Earlier this week newspapers across the globe headlined an immense breakthrough in Alzheimer’s research. A spinal fluid test was shown to be potentially “100 percent accurate in identifying patients with significant memory loss who are on their way to developing Alzheimer’s disease.” This stupendous breakthrough in a field that has generally seen slow research gains came seemingly out of the blue. One of the most critical reasons for this sudden breakthrough was detailed in a follow-up article that was published yesterday.
In 2003, a number of scientists involved in Alzheimer’s research pushed for a total and open sharing of data between all researchers, universities, corporations and other groups involved in serious Alzheimer’s research. Traditionally each of these groups holds on to their own data and keeps it as un-normalized information that is shared internally. Why? Because the potential for huge profits were too astronomical to share. As it became clear that this was not working researchers realized there had to be a different way. As one researcher put it: “we wanted to get out of what I called 19th-century drug development” and the sharing of data was key to making that happen. By sharing data openly among all groups, from largest to smallest, capitalists to non-profits, the opportunity was created to blend innovation, technique and insights together to reach this result and others to come.
So what’s the analogy to the net neutrality debate? In their legislative framework addressing net neutrality Google and Verizon proposed maintaining an open internet while prioritizing some traffic on the Web through “fast lanes” in return for additional payment. While this was galling enough to net neutrality advocates, the proposal rubbed salt into the wound by leaving out the rapidly growing wireless market. In addition, the framework also discussed the unspecified “additional online services” that would be outside the regulation of this framework. All in all, the proposal hinted at the idea that some traffic would ultimately receive better, and faster, treatment than other traffic.

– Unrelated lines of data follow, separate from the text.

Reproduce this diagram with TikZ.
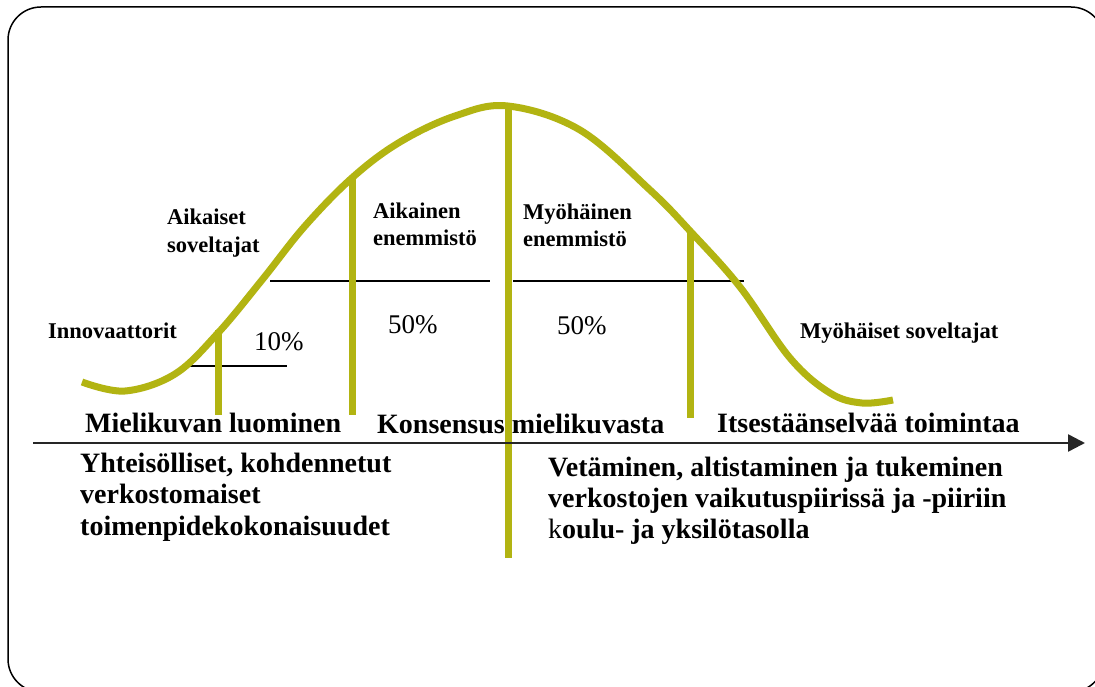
\documentclass[tikz,border=0pt]{standalone}
\usepackage{fontspec}
\setmainfont{Liberation Serif}
\usetikzlibrary{arrows.meta}
\definecolor{olive}{RGB}{178,180,18}
\tikzset{
  small/.style={anchor=base west, inner sep=0pt, font=\fontsize{22.5}{27}\selectfont\bfseries},
  big/.style={anchor=base west, inner sep=0pt, font=\fontsize{28}{31.5}\selectfont\bfseries},
  pct/.style={anchor=base west, inner sep=0pt, font=\fontsize{27}{30}\selectfont},
  curveline/.style={draw=olive, line width=7pt},
  bar/.style={draw=olive, line width=7pt},
  thin/.style={draw=black, line width=1.3pt},
  axis/.style={draw=black!85, line width=2.5pt, -{Triangle[length=17pt,width=17pt]}},
  frame/.style={draw=black, line width=1.5pt, rounded corners=33pt}
}
\begin{document}
\begin{tikzpicture}[x=1pt,y=-1pt]
\useasboundingbox (0,0) rectangle (1095,687);
\clip (0,0) rectangle (1095,687);
\fill[white] (0,0) rectangle (1095,687);
\draw[frame] (8,7) rectangle (1104,692);

% texts
\node[small] (inn) at (48,338) {Innovaattorit};
\node[small] (aik) at (167,225) {\begin{tabular}[t]{@{}l@{}}Aikaiset\\[1pt] soveltajat\end{tabular}};
\node[small] (aen) at (373,219) {\begin{tabular}[t]{@{}l@{}}Aikainen\\[-1pt] enemmistö\end{tabular}};
\node[small] (men) at (523,220) {\begin{tabular}[t]{@{}l@{}}Myöhäinen\\ enemmistö\end{tabular}};
\node[small] (mys) at (800,338) {Myöhäiset soveltajat};
\node[pct] (p10) at (254,350) {10\%};
\node[pct] (p50a) at (388,333) {50\%};
\node[pct] (p50b) at (557,334) {50\%};
\node[big] (mie) at (85,432) {Mielikuvan luominen};
\node[big] (kon) at (377,433) {Konsensus mielikuvasta};
\node[big] (its) at (717,432) {Itsestäänselvää toimintaa};
\node[big] (yht) at (80,472) {\begin{tabular}[t]{@{}l@{}}Yhteisölliset, kohdennetut\\ verkostomaiset\\ toimenpidekokonaisuudet\end{tabular}};
\node[big] (vet) at (548,476) {\begin{tabular}[t]{@{}l@{}}Vetäminen, altistaminen ja tukeminen\\[-0.5pt] verkostojen vaikutuspiirissä ja -piiriin\\[-0.5pt] {\mdseries k}oulu- ja yksilötasolla\end{tabular}};

% coordinates
\coordinate (h1a) at (184,366); \coordinate (h1b) at (287,366);
\coordinate (h2a) at (270,281); \coordinate (h2b) at (490,281);
\coordinate (h3a) at (513,281); \coordinate (h3b) at (744,281);
\coordinate (v1t) at (218,330); \coordinate (v1b) at (218,415);
\coordinate (v2t) at (352,177); \coordinate (v2b) at (352,415);
\coordinate (v3t) at (508,105); \coordinate (v3b) at (508,558);
\coordinate (v4t) at (690,230); \coordinate (v4b) at (690,418);
\coordinate (axs) at (33,443); \coordinate (axe) at (1085,443);

% thin lines
\draw[thin] (h1a) -- (h1b);
\draw[thin] (h2a) -- (h2b);
\draw[thin] (h3a) -- (h3b);

% curve
\draw[curveline] plot[smooth, tension=0.6] coordinates {
(82,382) (125,391) (175,374) (218,333) (262,280) (305,226) (353,177)
(400,142) (455,116) (508,106) (580,130) (650,190) (691,232) (740,287) (790,358)
(830,393) (862,403) (893,400)};

% bars
\draw[bar] (v1t) -- (v1b);
\draw[bar] (v2t) -- (v2b);
\draw[bar] (v3t) -- (v3b);
\draw[bar] (v4t) -- (v4b);

% axis
\draw[axis] (axs) -- (axe);
\end{tikzpicture}
\end{document}
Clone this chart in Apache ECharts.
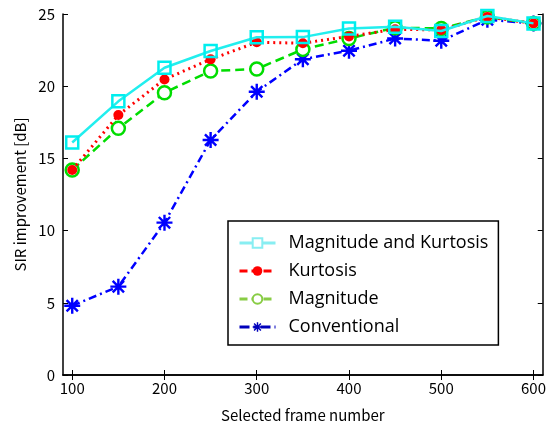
<!DOCTYPE html>
<html><head><meta charset="utf-8">
<script src="https://cdn.jsdelivr.net/npm/echarts@6/dist/echarts.min.js"></script>
<style>html,body{margin:0;padding:0;background:#fff}#c{width:549px;height:430px}</style>
</head><body><div id="c"></div>
<script>
var frames = [100,150,200,250,300,350,400,450,500,550,600];
var magKurt = [16.1,18.95,21.28,22.44,23.39,23.4,24.0,24.12,23.82,24.86,24.35];
var kurtosis = [14.2,18.0,20.47,21.86,23.04,22.98,23.45,23.94,23.9,24.8,24.35];
var magnitude = [14.2,17.08,19.55,21.05,21.19,22.55,23.3,24.05,24.0,24.8,24.35];
var conventional = [4.8,6.12,10.55,16.27,19.62,21.87,22.46,23.3,23.15,24.6,24.35];
var xTicks = [100,200,300,400,500,600];
var names = ['Magnitude and Kurtosis','Kurtosis','Magnitude','Conventional'];

function pairs(v){ return frames.map(function(f,i){ return [f, v[i]]; }); }
var star = 'path://M8.5 0L11.5 0L11.5 20L8.5 20Z M0 8.5L20 8.5L20 11.5L0 11.5Z M4 1.86L18.14 16L16 18.14L1.86 4Z M16 1.86L18.14 4L4 18.14L1.86 16Z';
var axisFont = '"Noto Sans CJK JP", "DejaVu Sans", sans-serif';

var chart = echarts.init(document.getElementById('c'), null, {renderer:'canvas'});
chart.setOption({
  animation:false,
  backgroundColor:'#fff',
  grid:{left:63,right:4,top:14,bottom:55},
  xAxis:[{
    type:'value', min:90, max:610,
    name:'Selected frame number', nameLocation:'middle', nameGap:33,
    nameTextStyle:{color:'#000',fontSize:15,fontFamily:axisFont},
    axisLine:{lineStyle:{color:'#000',width:1.5}},
    axisTick:{inside:true,length:5,customValues:xTicks,lineStyle:{color:'#000'}},
    axisLabel:{customValues:xTicks,color:'#000',fontSize:15,fontFamily:axisFont,margin:6},
    splitLine:{show:false}
  },{
    type:'value', min:90, max:610, position:'top',
    axisLine:{lineStyle:{color:'#000',width:1.5}},
    axisTick:{inside:true,length:5,customValues:xTicks,lineStyle:{color:'#000'}},
    axisLabel:{show:false}, splitLine:{show:false}
  }],
  yAxis:[{
    type:'value', min:0, max:25, interval:5,
    name:'SIR improvement [dB]', nameLocation:'middle', nameGap:34,
    nameTextStyle:{color:'#000',fontSize:15,fontFamily:axisFont},
    axisLine:{lineStyle:{color:'#000',width:1.5}},
    axisTick:{inside:true,length:5,lineStyle:{color:'#000'}},
    axisLabel:{color:'#000',fontSize:15,fontFamily:axisFont,margin:8},
    splitLine:{show:false}
  },{
    type:'value', min:0, max:25, interval:5, position:'right',
    axisLine:{lineStyle:{color:'#000',width:1.5}},
    axisTick:{inside:true,length:5,lineStyle:{color:'#000'}},
    axisLabel:{show:false}, splitLine:{show:false}
  }],
  legend:{
    orient:'vertical', left:228, top:221, width:298,
    padding:[13,10,9,10], itemGap:10, itemWidth:36, itemHeight:12,
    borderColor:'#000', borderWidth:1.5, backgroundColor:'#fff',
    textStyle:{fontSize:18,color:'#000',fontFamily:'"Open Sans", sans-serif',padding:[0,0,0,8]},
    data:[
      {name:names[0], itemStyle:{color:'#fff',borderColor:'#88eef2',borderWidth:2}, lineStyle:{color:'#88eef2',width:3,type:'solid'}},
      {name:names[1], itemStyle:{color:'#ff0000'}, lineStyle:{color:'#ff0000',width:3,type:[8,4]}},
      {name:names[2], itemStyle:{color:'#fff',borderColor:'#88cc44',borderWidth:2}, lineStyle:{color:'#88cc44',width:3,type:[8,4]}},
      {name:names[3], itemStyle:{color:'#0000bb'}, lineStyle:{color:'#0000bb',width:3,type:[10,4,3,4]}}
    ]
  },
  series:[
    {name:names[3], type:'line', data:pairs(conventional), symbol:star, symbolSize:16,
     itemStyle:{color:'#0000ff'}, lineStyle:{color:'#0000ff',width:2.5,type:[8,4,2,4]}, z:2},
    {name:names[2], type:'line', data:pairs(magnitude), symbol:'circle', symbolSize:13,
     itemStyle:{color:'#fff',borderColor:'#00dd00',borderWidth:2.5}, lineStyle:{color:'#00dd00',width:2.5,type:[9,5]}, z:3},
    {name:names[1], type:'line', data:pairs(kurtosis), symbol:'circle', symbolSize:10,
     itemStyle:{color:'#ff0000'}, lineStyle:{color:'#ff0000',width:3,type:[2,4]}, z:4},
    {name:names[0], type:'line', data:pairs(magKurt), symbol:'rect', symbolSize:12,
     itemStyle:{color:'rgba(255,255,255,0)',borderColor:'#00eeee',borderWidth:2.5}, lineStyle:{color:'#22eeee',width:2.5}, z:5}
  ]
});
</script></body></html>
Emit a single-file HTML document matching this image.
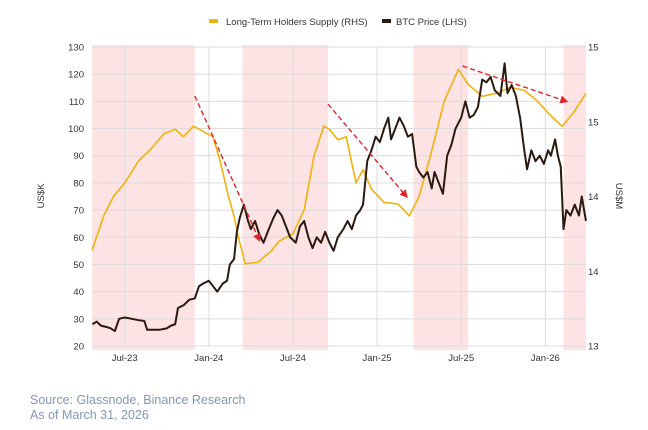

So let’s consider what might have happened if this framework had been, even philosophically, applied to Alzheimer’s research. Instead of the unprecedented open sharing of data we might have seen data from corporations or large universities take precedence over the data from the smaller less funded research groups. Smaller, more agile labs or researchers might have seen their data sit on the back burner. How many ideas would have been lost in this process? How much slower would the process have been if researchers working with “fast lane” data had to wait or even backtrack once “slow lane” data arrived? I think it is clear that any prioritization of data or outside control by a bandwidth provider could have significantly disrupted the results of the research.To be clear most of the Web content in the “fast lanes” of the Google-Verizon framework is far more prosaic than medical research data. It’s not like getting e-mail or an old episode of “Lost” at high speed is as critical as gaining insight into an inscrutable, brain ravaging disease. But innovation online takes many forms and has many applications. By putting a premium on one packet of data over another, and especially in the world of wireless, we risk going back to “19th-century thinking” of another sort and losing the openness that has made the Web the agent for positive change that it is today.